§ **Exercise requirements**
From the listing, collect all lines containing the word "with".

§ **Data lines**

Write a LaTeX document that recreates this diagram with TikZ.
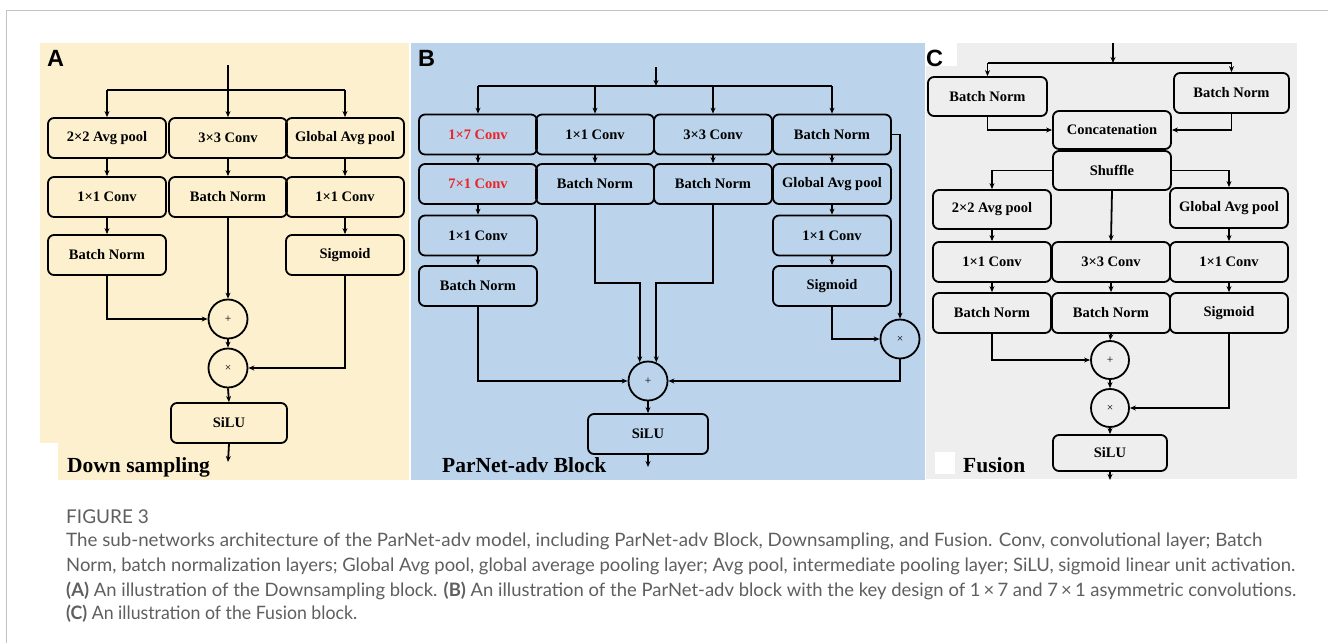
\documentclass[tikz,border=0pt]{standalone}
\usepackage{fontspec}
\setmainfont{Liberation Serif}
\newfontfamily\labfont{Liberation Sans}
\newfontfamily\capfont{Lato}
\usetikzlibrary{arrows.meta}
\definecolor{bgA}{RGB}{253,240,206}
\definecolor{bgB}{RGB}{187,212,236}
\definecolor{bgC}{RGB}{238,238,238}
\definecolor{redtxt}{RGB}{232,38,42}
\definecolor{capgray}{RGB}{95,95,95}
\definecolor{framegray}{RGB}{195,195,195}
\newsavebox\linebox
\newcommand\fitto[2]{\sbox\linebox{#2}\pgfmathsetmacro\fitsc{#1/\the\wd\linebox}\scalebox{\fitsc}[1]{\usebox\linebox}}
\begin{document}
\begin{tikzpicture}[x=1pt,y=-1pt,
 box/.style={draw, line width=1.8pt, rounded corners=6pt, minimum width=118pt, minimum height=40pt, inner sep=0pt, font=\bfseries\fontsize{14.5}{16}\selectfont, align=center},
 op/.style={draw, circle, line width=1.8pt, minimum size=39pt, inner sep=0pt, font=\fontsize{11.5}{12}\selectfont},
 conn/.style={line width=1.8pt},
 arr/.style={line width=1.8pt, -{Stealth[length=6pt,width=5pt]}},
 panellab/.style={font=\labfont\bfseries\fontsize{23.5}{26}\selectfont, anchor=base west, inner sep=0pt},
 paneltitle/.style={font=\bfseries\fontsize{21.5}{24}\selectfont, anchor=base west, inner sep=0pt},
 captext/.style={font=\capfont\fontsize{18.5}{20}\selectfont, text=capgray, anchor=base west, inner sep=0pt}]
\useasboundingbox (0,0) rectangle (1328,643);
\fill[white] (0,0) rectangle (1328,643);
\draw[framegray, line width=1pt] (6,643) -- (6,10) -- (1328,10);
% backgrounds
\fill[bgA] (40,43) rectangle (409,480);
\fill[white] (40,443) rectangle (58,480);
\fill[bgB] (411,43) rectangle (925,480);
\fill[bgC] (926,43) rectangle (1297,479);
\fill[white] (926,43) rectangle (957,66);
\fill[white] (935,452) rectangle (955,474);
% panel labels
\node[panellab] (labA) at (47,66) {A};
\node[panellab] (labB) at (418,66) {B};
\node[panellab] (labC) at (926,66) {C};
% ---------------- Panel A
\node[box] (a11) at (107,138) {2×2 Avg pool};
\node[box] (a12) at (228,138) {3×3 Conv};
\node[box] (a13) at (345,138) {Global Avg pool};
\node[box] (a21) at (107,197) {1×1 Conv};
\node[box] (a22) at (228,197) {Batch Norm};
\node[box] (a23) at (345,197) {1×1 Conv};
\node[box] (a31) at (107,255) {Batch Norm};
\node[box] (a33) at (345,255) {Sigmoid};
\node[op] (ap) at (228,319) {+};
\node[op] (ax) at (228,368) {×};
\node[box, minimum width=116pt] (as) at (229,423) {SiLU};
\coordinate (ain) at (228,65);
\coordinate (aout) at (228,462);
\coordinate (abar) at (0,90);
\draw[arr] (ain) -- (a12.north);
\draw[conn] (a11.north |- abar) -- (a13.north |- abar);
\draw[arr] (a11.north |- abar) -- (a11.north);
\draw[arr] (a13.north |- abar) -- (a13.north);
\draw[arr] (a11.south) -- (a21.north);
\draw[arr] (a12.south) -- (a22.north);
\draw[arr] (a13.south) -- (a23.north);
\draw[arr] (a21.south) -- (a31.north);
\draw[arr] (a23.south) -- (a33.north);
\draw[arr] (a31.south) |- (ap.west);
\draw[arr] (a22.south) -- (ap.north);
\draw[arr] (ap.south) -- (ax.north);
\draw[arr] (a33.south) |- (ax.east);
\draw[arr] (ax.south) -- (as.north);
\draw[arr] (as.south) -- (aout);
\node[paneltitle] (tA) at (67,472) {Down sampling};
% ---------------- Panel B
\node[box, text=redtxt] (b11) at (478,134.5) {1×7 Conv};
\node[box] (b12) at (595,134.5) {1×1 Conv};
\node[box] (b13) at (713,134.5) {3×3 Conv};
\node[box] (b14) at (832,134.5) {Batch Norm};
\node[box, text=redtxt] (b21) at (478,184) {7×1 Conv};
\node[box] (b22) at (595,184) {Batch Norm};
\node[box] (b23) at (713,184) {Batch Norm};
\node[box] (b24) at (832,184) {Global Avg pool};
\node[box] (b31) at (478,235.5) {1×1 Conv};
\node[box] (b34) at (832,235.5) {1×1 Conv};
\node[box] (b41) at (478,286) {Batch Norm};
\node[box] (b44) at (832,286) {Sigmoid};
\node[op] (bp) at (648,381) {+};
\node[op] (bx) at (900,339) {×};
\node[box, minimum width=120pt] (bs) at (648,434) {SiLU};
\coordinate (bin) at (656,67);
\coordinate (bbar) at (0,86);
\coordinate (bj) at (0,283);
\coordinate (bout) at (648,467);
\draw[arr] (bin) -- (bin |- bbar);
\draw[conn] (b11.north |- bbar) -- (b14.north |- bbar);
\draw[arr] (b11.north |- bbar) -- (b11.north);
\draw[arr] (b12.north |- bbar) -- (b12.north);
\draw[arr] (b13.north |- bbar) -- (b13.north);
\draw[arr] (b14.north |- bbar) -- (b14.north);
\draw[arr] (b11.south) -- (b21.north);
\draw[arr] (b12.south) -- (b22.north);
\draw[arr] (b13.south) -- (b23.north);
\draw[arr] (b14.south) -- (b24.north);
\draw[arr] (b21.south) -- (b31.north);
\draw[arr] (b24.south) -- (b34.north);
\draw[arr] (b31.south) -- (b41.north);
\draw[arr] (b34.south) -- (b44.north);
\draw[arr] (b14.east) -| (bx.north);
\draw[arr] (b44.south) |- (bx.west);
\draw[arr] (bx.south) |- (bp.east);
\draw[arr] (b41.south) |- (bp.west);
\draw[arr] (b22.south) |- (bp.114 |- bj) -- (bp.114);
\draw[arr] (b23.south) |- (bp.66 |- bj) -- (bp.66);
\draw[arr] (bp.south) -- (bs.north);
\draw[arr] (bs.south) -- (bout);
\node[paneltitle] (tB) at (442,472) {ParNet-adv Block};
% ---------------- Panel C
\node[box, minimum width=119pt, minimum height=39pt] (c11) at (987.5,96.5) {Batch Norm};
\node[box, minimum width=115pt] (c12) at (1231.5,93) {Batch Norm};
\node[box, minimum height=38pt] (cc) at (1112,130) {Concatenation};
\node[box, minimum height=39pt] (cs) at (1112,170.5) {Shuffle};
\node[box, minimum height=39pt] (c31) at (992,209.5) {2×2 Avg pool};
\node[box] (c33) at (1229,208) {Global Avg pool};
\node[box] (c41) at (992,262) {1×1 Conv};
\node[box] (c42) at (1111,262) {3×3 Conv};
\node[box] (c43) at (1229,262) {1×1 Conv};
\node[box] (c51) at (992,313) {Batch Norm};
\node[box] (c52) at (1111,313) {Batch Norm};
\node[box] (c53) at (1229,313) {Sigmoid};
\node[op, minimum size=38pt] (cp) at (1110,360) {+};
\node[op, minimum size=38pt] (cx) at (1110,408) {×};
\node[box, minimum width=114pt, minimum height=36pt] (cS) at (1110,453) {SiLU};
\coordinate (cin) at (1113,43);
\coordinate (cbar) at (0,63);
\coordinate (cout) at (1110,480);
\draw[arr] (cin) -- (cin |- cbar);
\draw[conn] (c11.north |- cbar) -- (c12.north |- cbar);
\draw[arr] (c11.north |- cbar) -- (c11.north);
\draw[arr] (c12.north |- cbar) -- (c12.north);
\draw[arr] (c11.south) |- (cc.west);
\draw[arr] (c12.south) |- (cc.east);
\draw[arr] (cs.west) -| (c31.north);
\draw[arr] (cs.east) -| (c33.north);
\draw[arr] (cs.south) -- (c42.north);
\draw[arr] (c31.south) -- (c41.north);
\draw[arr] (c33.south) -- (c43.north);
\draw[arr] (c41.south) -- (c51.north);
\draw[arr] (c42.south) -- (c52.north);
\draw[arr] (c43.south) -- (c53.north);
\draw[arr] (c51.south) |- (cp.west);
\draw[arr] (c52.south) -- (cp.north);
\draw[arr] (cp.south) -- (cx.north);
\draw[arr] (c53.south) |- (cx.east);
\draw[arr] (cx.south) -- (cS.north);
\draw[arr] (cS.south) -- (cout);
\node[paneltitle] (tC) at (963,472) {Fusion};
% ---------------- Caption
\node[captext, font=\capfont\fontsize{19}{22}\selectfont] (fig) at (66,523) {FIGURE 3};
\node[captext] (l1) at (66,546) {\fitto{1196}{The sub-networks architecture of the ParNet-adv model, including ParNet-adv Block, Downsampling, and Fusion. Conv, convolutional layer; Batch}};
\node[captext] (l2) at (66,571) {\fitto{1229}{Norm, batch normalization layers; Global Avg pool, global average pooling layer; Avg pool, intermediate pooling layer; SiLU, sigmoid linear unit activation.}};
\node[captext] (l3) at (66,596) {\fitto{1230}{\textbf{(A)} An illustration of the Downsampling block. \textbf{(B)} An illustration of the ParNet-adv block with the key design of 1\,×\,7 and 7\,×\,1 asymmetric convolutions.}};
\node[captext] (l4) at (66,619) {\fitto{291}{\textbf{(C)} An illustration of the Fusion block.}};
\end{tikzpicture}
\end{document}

§ **Task solution**
Write a LaTeX document that recreates this diagram with TikZ.
\node[captext] (l3) at (66,596) {\fitto{1230}{\textbf{(A)} An illustration of the Downsampling block. \textbf{(B)} An illustration of the ParNet-adv block with the key design of 1\,×\,7 and 7\,×\,1 asymmetric convolutions.}};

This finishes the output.